Finaly, the commandline to load the PyTorch/1.12.1-CUDA-11.7.0 module is

marie@login.alpha$ module load release/23.04  GCC/11.3.0  OpenMPI/4.1.4 PyTorch/1.12.1-CUDA-11.7.0
Module GCC/11.3.0, OpenMPI/4.1.4, PyTorch/1.12.1-CUDA-11.7.0 and 64 dependencies loaded.

marie@login.alpha$ python -c "import torch; print(torch.__version__); print(torch.cuda.is_available())"
1.12.1
True

Python Virtual Environments¶

Virtual environments allow you to install additional Python packages and create an isolated runtime environment. We recommend using virtualenv for this purpose.

Hint

We recommend to use workspaces for your virtual environments.

Example: Creating a virtual environment and installing torchvision package

marie@login.alpha$ srun --nodes=1 --cpus-per-task=1 --gres=gpu:1 --time=01:00:00 --pty bash -l
marie@alpha$ ws_allocate -n python_virtual_environment -d 1
Info: creating workspace.
/beegfs/ws/1/marie-python_virtual_environment
remaining extensions  : 2
remaining time in days: 1
marie@alpha$ module load release/23.04 GCCcore/11.3.0 GCC/11.3.0 OpenMPI/4.1.4 Python/3.10.4
Module GCC/11.3.0, OpenMPI/4.1.4, Python/3.10.4 and 21 dependencies loaded.
marie@alpha$ module load PyTorch/1.12.1-CUDA-11.7.0
Module PyTorch/1.12.1-CUDA-11.7.0 and 42 dependencies loaded.
marie@alpha$ which python
/software/rome/r23.04/Python/3.10.4-GCCcore-11.3.0/bin/python
marie@alpha$ pip list
[...]
marie@alpha$ virtualenv --system-site-packages /beegfs/ws/1/marie-python_virtual_environment/my-torch-env
created virtual environment CPython3.8.6.final.0-64 in 42960ms
  creator CPython3Posix(dest=/beegfs/.global1/ws/marie-python_virtual_environment/my-torch-env, clear=False, global=True)
  seeder FromAppData(download=False, pip=bundle, setuptools=bundle, wheel=bundle, via=copy, app_data_dir=~/.local/share/virtualenv)
    added seed packages: pip==21.1.3, setuptools==57.2.0, wheel==0.36.2
  activators BashActivator,CShellActivator,FishActivator,PowerShellActivator,PythonActivator,XonshActivator
marie@alpha$ source /beegfs/ws/1/marie-python_virtual_environment/my-torch-env/bin/activate
(my-torch-env) marie@alpha$ pip install torchvision==0.13.1
[...]
Installing collected packages: torchvision
Successfully installed torchvision-0.13.1
[...]
(my-torch-env) marie@alpha$ python -c "import torchvision; print(torchvision.__version__)"
0.13.1+cu102
(my-torch-env) marie@alpha$ deactivate

JupyterHub¶

JupyterHub can be used to run Jupyter notebooks on Alpha Centauri cluster. You can either use the standard profiles for Alpha or use the advanced form and define the resources for your JupyterHub job. The "Alpha GPU (NVIDIA Ampere A100)" preset is a good starting configuration.

Containers¶

Singularity containers enable users to have full control of their software environment. For more information, see the Singularity container details.

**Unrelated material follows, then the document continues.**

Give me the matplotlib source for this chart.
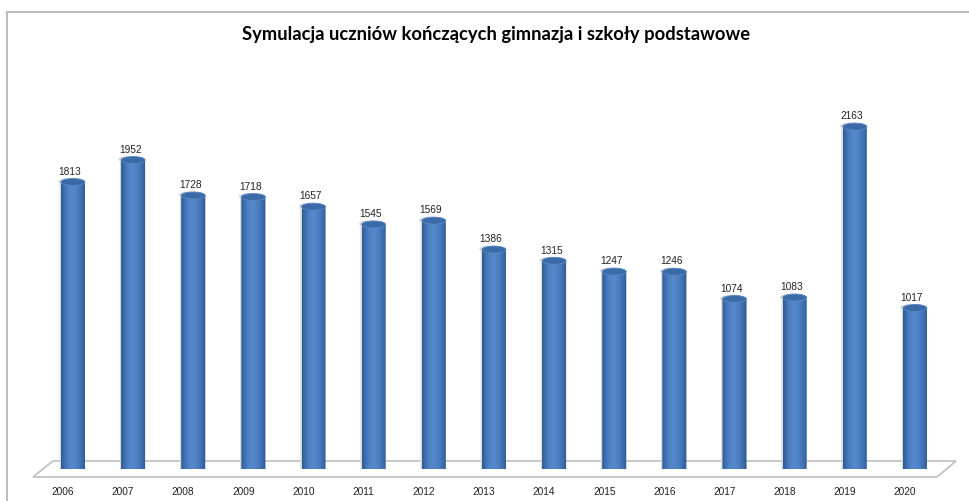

Nvidia NGC containers can be used as an effective solution for machine learning related tasks. (Downloading containers requires registration). Nvidia-prepared containers with software solutions for specific scientific problems can simplify the deployment of deep learning workloads on HPC. NGC containers have shown consistent performance compared to directly run code.